Leave out the pictures, and write out exactly the lines from the beginning of the material to the line holding "</style></head><body>", that line included, and nothing else.

--------

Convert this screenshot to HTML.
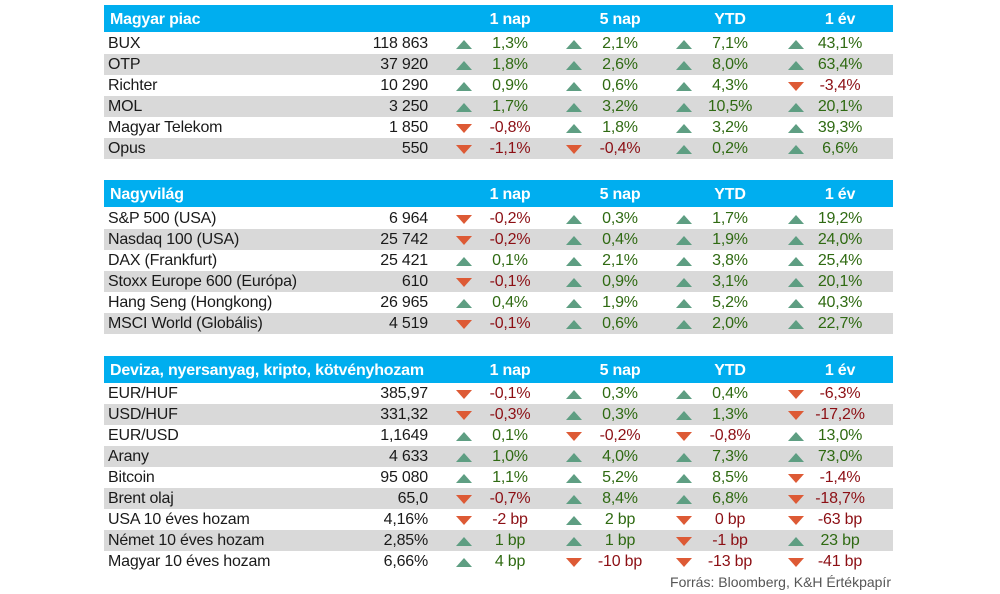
<!DOCTYPE html>
<html><head><meta charset="utf-8"><style>
body{margin:0;width:1000px;height:594px;background:#fff;font-family:"Liberation Sans",sans-serif;position:relative;overflow:hidden}
.r{position:absolute;left:104px;width:789px;height:21px;font-size:16px;line-height:22px;color:#1a1a1a;letter-spacing:-0.2px}
.g{background:#d9d9d9}
.h{background:#00aeef;color:#fff;font-weight:bold;height:27px;line-height:29px;font-size:16px}
.r span{position:absolute;white-space:nowrap}
.n{left:4px}
.v{right:465px}
.c{transform:translateX(-50%)}
.a1{left:406px}.a2{left:516px}.a3{left:626px}.a4{left:736px}
.u,.d{position:absolute;width:0;height:0;border-left:8px solid transparent;border-right:8px solid transparent}
.u{border-bottom:9px solid #5e9e82;top:7px}
.d{border-top:9px solid #dd5a35;top:7px}
.t1{left:352px}.t2{left:462px}.t3{left:572px}.t4{left:684px}
.p{color:#2f6a12}.m{color:#8c0f14}
.src{position:absolute;right:109px;top:574px;font-size:14px;color:#555}
</style></head><body>

<div class="r h" style="top:5px"><span class="n" style="left:6px">Magyar piac</span><span class="c a1">1 nap</span><span class="c a2">5 nap</span><span class="c a3">YTD</span><span class="c a4">1 év</span></div>
<div class="r" style="top:33px"><span class="n">BUX</span><span class="v">118 863</span><i class="u t1"></i><span class="c a1 p">1,3%</span><i class="u t2"></i><span class="c a2 p">2,1%</span><i class="u t3"></i><span class="c a3 p">7,1%</span><i class="u t4"></i><span class="c a4 p">43,1%</span></div>
<div class="r g" style="top:54px"><span class="n">OTP</span><span class="v">37 920</span><i class="u t1"></i><span class="c a1 p">1,8%</span><i class="u t2"></i><span class="c a2 p">2,6%</span><i class="u t3"></i><span class="c a3 p">8,0%</span><i class="u t4"></i><span class="c a4 p">63,4%</span></div>
<div class="r" style="top:75px"><span class="n">Richter</span><span class="v">10 290</span><i class="u t1"></i><span class="c a1 p">0,9%</span><i class="u t2"></i><span class="c a2 p">0,6%</span><i class="u t3"></i><span class="c a3 p">4,3%</span><i class="d t4"></i><span class="c a4 m">-3,4%</span></div>
<div class="r g" style="top:96px"><span class="n">MOL</span><span class="v">3 250</span><i class="u t1"></i><span class="c a1 p">1,7%</span><i class="u t2"></i><span class="c a2 p">3,2%</span><i class="u t3"></i><span class="c a3 p">10,5%</span><i class="u t4"></i><span class="c a4 p">20,1%</span></div>
<div class="r" style="top:117px"><span class="n">Magyar Telekom</span><span class="v">1 850</span><i class="d t1"></i><span class="c a1 m">-0,8%</span><i class="u t2"></i><span class="c a2 p">1,8%</span><i class="u t3"></i><span class="c a3 p">3,2%</span><i class="u t4"></i><span class="c a4 p">39,3%</span></div>
<div class="r g" style="top:138px"><span class="n">Opus</span><span class="v">550</span><i class="d t1"></i><span class="c a1 m">-1,1%</span><i class="d t2"></i><span class="c a2 m">-0,4%</span><i class="u t3"></i><span class="c a3 p">0,2%</span><i class="u t4"></i><span class="c a4 p">6,6%</span></div>

<div class="r h" style="top:180px"><span class="n" style="left:6px">Nagyvilág</span><span class="c a1">1 nap</span><span class="c a2">5 nap</span><span class="c a3">YTD</span><span class="c a4">1 év</span></div>
<div class="r" style="top:208px"><span class="n">S&amp;P 500 (USA)</span><span class="v">6 964</span><i class="d t1"></i><span class="c a1 m">-0,2%</span><i class="u t2"></i><span class="c a2 p">0,3%</span><i class="u t3"></i><span class="c a3 p">1,7%</span><i class="u t4"></i><span class="c a4 p">19,2%</span></div>
<div class="r g" style="top:229px"><span class="n">Nasdaq 100 (USA)</span><span class="v">25 742</span><i class="d t1"></i><span class="c a1 m">-0,2%</span><i class="u t2"></i><span class="c a2 p">0,4%</span><i class="u t3"></i><span class="c a3 p">1,9%</span><i class="u t4"></i><span class="c a4 p">24,0%</span></div>
<div class="r" style="top:250px"><span class="n">DAX (Frankfurt)</span><span class="v">25 421</span><i class="u t1"></i><span class="c a1 p">0,1%</span><i class="u t2"></i><span class="c a2 p">2,1%</span><i class="u t3"></i><span class="c a3 p">3,8%</span><i class="u t4"></i><span class="c a4 p">25,4%</span></div>
<div class="r g" style="top:271px"><span class="n">Stoxx Europe 600 (Európa)</span><span class="v">610</span><i class="d t1"></i><span class="c a1 m">-0,1%</span><i class="u t2"></i><span class="c a2 p">0,9%</span><i class="u t3"></i><span class="c a3 p">3,1%</span><i class="u t4"></i><span class="c a4 p">20,1%</span></div>
<div class="r" style="top:292px"><span class="n">Hang Seng (Hongkong)</span><span class="v">26 965</span><i class="u t1"></i><span class="c a1 p">0,4%</span><i class="u t2"></i><span class="c a2 p">1,9%</span><i class="u t3"></i><span class="c a3 p">5,2%</span><i class="u t4"></i><span class="c a4 p">40,3%</span></div>
<div class="r g" style="top:313px"><span class="n">MSCI World (Globális)</span><span class="v">4 519</span><i class="d t1"></i><span class="c a1 m">-0,1%</span><i class="u t2"></i><span class="c a2 p">0,6%</span><i class="u t3"></i><span class="c a3 p">2,0%</span><i class="u t4"></i><span class="c a4 p">22,7%</span></div>

<div class="r h" style="top:356px"><span class="n" style="left:6px">Deviza, nyersanyag, kripto, kötvényhozam</span><span class="c a1">1 nap</span><span class="c a2">5 nap</span><span class="c a3">YTD</span><span class="c a4">1 év</span></div>
<div class="r" style="top:383px"><span class="n">EUR/HUF</span><span class="v">385,97</span><i class="d t1"></i><span class="c a1 m">-0,1%</span><i class="u t2"></i><span class="c a2 p">0,3%</span><i class="u t3"></i><span class="c a3 p">0,4%</span><i class="d t4"></i><span class="c a4 m">-6,3%</span></div>
<div class="r g" style="top:404px"><span class="n">USD/HUF</span><span class="v">331,32</span><i class="d t1"></i><span class="c a1 m">-0,3%</span><i class="u t2"></i><span class="c a2 p">0,3%</span><i class="u t3"></i><span class="c a3 p">1,3%</span><i class="d t4"></i><span class="c a4 m">-17,2%</span></div>
<div class="r" style="top:425px"><span class="n">EUR/USD</span><span class="v">1,1649</span><i class="u t1"></i><span class="c a1 p">0,1%</span><i class="d t2"></i><span class="c a2 m">-0,2%</span><i class="d t3"></i><span class="c a3 m">-0,8%</span><i class="u t4"></i><span class="c a4 p">13,0%</span></div>
<div class="r g" style="top:446px"><span class="n">Arany</span><span class="v">4 633</span><i class="u t1"></i><span class="c a1 p">1,0%</span><i class="u t2"></i><span class="c a2 p">4,0%</span><i class="u t3"></i><span class="c a3 p">7,3%</span><i class="u t4"></i><span class="c a4 p">73,0%</span></div>
<div class="r" style="top:467px"><span class="n">Bitcoin</span><span class="v">95 080</span><i class="u t1"></i><span class="c a1 p">1,1%</span><i class="u t2"></i><span class="c a2 p">5,2%</span><i class="u t3"></i><span class="c a3 p">8,5%</span><i class="d t4"></i><span class="c a4 m">-1,4%</span></div>
<div class="r g" style="top:488px"><span class="n">Brent olaj</span><span class="v">65,0</span><i class="d t1"></i><span class="c a1 m">-0,7%</span><i class="u t2"></i><span class="c a2 p">8,4%</span><i class="u t3"></i><span class="c a3 p">6,8%</span><i class="d t4"></i><span class="c a4 m">-18,7%</span></div>
<div class="r" style="top:509px"><span class="n">USA 10 éves hozam</span><span class="v">4,16%</span><i class="d t1"></i><span class="c a1 m">-2 bp</span><i class="u t2"></i><span class="c a2 p">2 bp</span><i class="d t3"></i><span class="c a3 m">0 bp</span><i class="d t4"></i><span class="c a4 m">-63 bp</span></div>
<div class="r g" style="top:530px"><span class="n">Német 10 éves hozam</span><span class="v">2,85%</span><i class="u t1"></i><span class="c a1 p">1 bp</span><i class="u t2"></i><span class="c a2 p">1 bp</span><i class="d t3"></i><span class="c a3 m">-1 bp</span><i class="u t4"></i><span class="c a4 p">23 bp</span></div>
<div class="r" style="top:551px"><span class="n">Magyar 10 éves hozam</span><span class="v">6,66%</span><i class="u t1"></i><span class="c a1 p">4 bp</span><i class="d t2"></i><span class="c a2 m">-10 bp</span><i class="d t3"></i><span class="c a3 m">-13 bp</span><i class="d t4"></i><span class="c a4 m">-41 bp</span></div>

<div class="src">Forrás: Bloomberg, K&amp;H Értékpapír</div>
</body></html>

--------

● Written solution:
Convert this screenshot to HTML.
<!DOCTYPE html>
<html><head><meta charset="utf-8"><style>
body{margin:0;width:1000px;height:594px;background:#fff;font-family:"Liberation Sans",sans-serif;position:relative;overflow:hidden}
.r{position:absolute;left:104px;width:789px;height:21px;font-size:16px;line-height:22px;color:#1a1a1a;letter-spacing:-0.2px}
.g{background:#d9d9d9}
.h{background:#00aeef;color:#fff;font-weight:bold;height:27px;line-height:29px;font-size:16px}
.r span{position:absolute;white-space:nowrap}
.n{left:4px}
.v{right:465px}
.c{transform:translateX(-50%)}
.a1{left:406px}.a2{left:516px}.a3{left:626px}.a4{left:736px}
.u,.d{position:absolute;width:0;height:0;border-left:8px solid transparent;border-right:8px solid transparent}
.u{border-bottom:9px solid #5e9e82;top:7px}
.d{border-top:9px solid #dd5a35;top:7px}
.t1{left:352px}.t2{left:462px}.t3{left:572px}.t4{left:684px}
.p{color:#2f6a12}.m{color:#8c0f14}
.src{position:absolute;right:109px;top:574px;font-size:14px;color:#555}
</style></head><body>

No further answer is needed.